DATA IN THIS EXERCISE:

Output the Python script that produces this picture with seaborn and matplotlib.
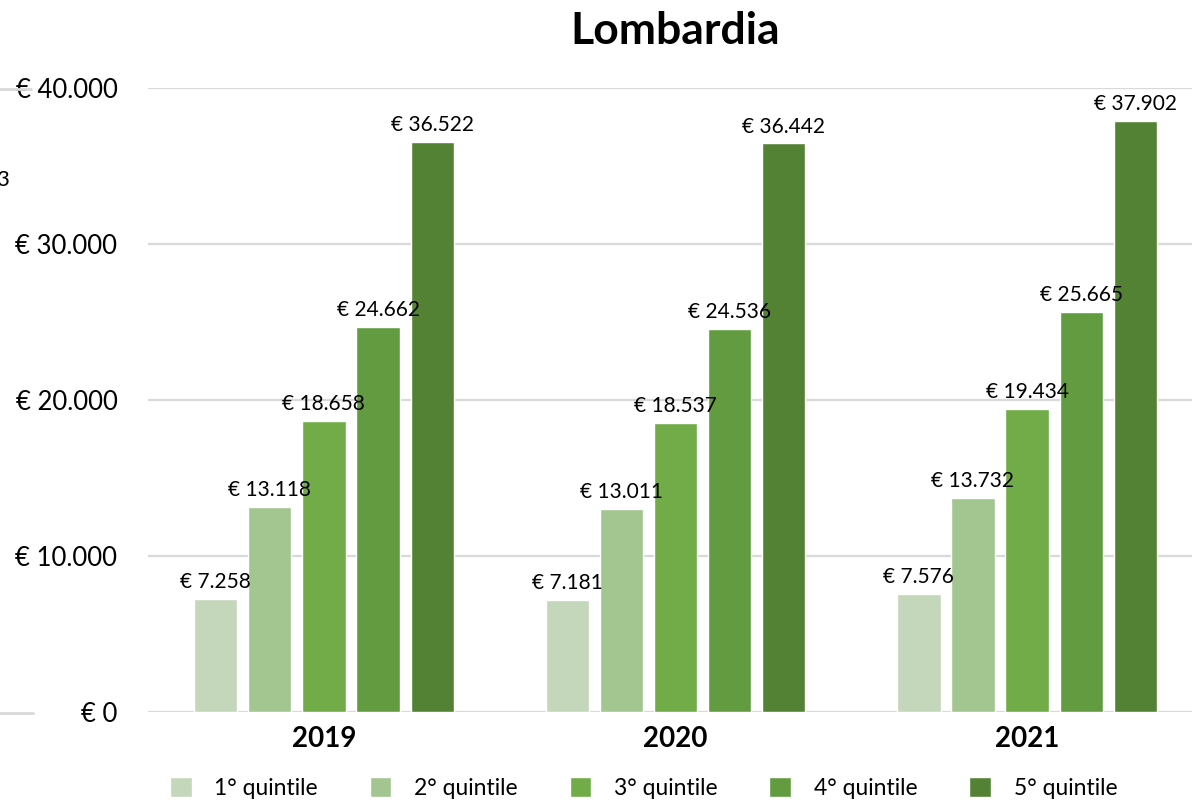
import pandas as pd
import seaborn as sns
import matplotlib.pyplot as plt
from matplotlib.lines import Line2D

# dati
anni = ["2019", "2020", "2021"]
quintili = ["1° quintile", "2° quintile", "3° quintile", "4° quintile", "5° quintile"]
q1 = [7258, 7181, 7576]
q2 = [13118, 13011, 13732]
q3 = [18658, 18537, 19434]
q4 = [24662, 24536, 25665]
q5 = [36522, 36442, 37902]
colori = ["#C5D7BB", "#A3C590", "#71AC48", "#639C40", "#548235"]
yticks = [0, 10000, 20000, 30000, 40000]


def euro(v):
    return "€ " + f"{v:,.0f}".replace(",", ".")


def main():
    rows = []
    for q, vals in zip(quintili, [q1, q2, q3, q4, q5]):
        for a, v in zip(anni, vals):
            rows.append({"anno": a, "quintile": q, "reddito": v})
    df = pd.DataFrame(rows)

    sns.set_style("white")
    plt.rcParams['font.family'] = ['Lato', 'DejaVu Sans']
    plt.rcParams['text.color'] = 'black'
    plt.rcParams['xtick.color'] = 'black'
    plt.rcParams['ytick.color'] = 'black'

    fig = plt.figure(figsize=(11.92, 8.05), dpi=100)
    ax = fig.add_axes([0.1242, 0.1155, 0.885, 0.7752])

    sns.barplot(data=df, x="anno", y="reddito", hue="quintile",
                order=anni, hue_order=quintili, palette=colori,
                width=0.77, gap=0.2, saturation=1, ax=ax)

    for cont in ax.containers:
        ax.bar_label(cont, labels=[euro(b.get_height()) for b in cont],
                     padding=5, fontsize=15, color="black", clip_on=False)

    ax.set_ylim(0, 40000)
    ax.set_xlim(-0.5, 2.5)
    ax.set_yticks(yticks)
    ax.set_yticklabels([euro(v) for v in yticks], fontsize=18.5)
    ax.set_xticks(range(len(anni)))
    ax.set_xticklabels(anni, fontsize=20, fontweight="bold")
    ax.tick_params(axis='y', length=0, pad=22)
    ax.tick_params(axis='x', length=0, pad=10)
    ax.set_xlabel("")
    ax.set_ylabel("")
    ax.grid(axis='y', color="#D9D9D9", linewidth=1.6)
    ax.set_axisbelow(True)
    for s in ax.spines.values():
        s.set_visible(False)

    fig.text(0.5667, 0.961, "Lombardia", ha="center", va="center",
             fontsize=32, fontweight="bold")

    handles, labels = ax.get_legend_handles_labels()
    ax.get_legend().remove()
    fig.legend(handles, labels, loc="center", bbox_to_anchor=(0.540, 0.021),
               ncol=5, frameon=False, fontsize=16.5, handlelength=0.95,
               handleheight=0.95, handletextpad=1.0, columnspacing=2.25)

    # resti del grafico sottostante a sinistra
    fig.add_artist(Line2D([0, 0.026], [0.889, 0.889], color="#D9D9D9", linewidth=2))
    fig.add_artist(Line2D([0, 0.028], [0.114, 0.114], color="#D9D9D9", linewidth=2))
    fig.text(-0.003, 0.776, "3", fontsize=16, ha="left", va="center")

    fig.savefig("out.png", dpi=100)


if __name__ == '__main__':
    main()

==

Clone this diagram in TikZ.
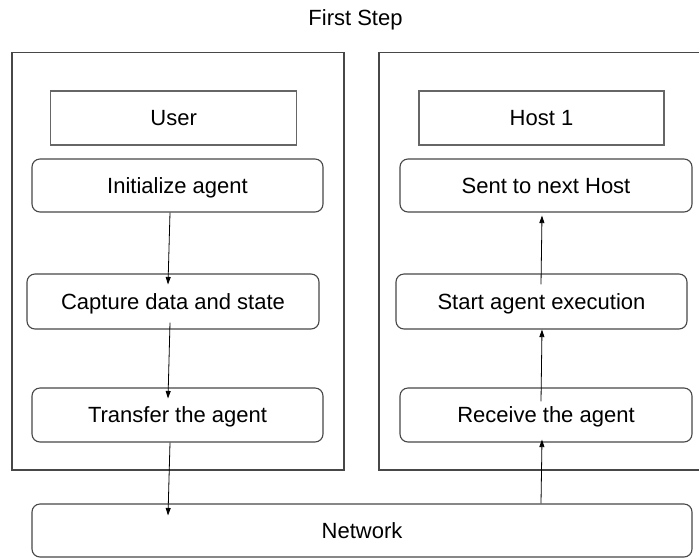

---

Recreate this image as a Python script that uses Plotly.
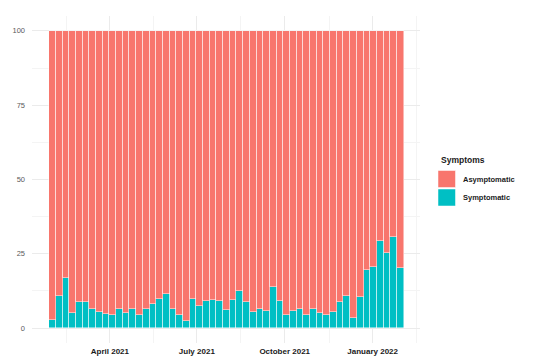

WHAT TO DO: Print out, exactly and with nothing added, the lines starting at the line holding "Output the Python" and ending at the line holding "from matplotlib.lines import Line2D", minus any pictures.

TASK RESULT:
Output the Python script that produces this picture with seaborn and matplotlib.
import pandas as pd
import seaborn as sns
import matplotlib.pyplot as plt
from matplotlib.lines import Line2D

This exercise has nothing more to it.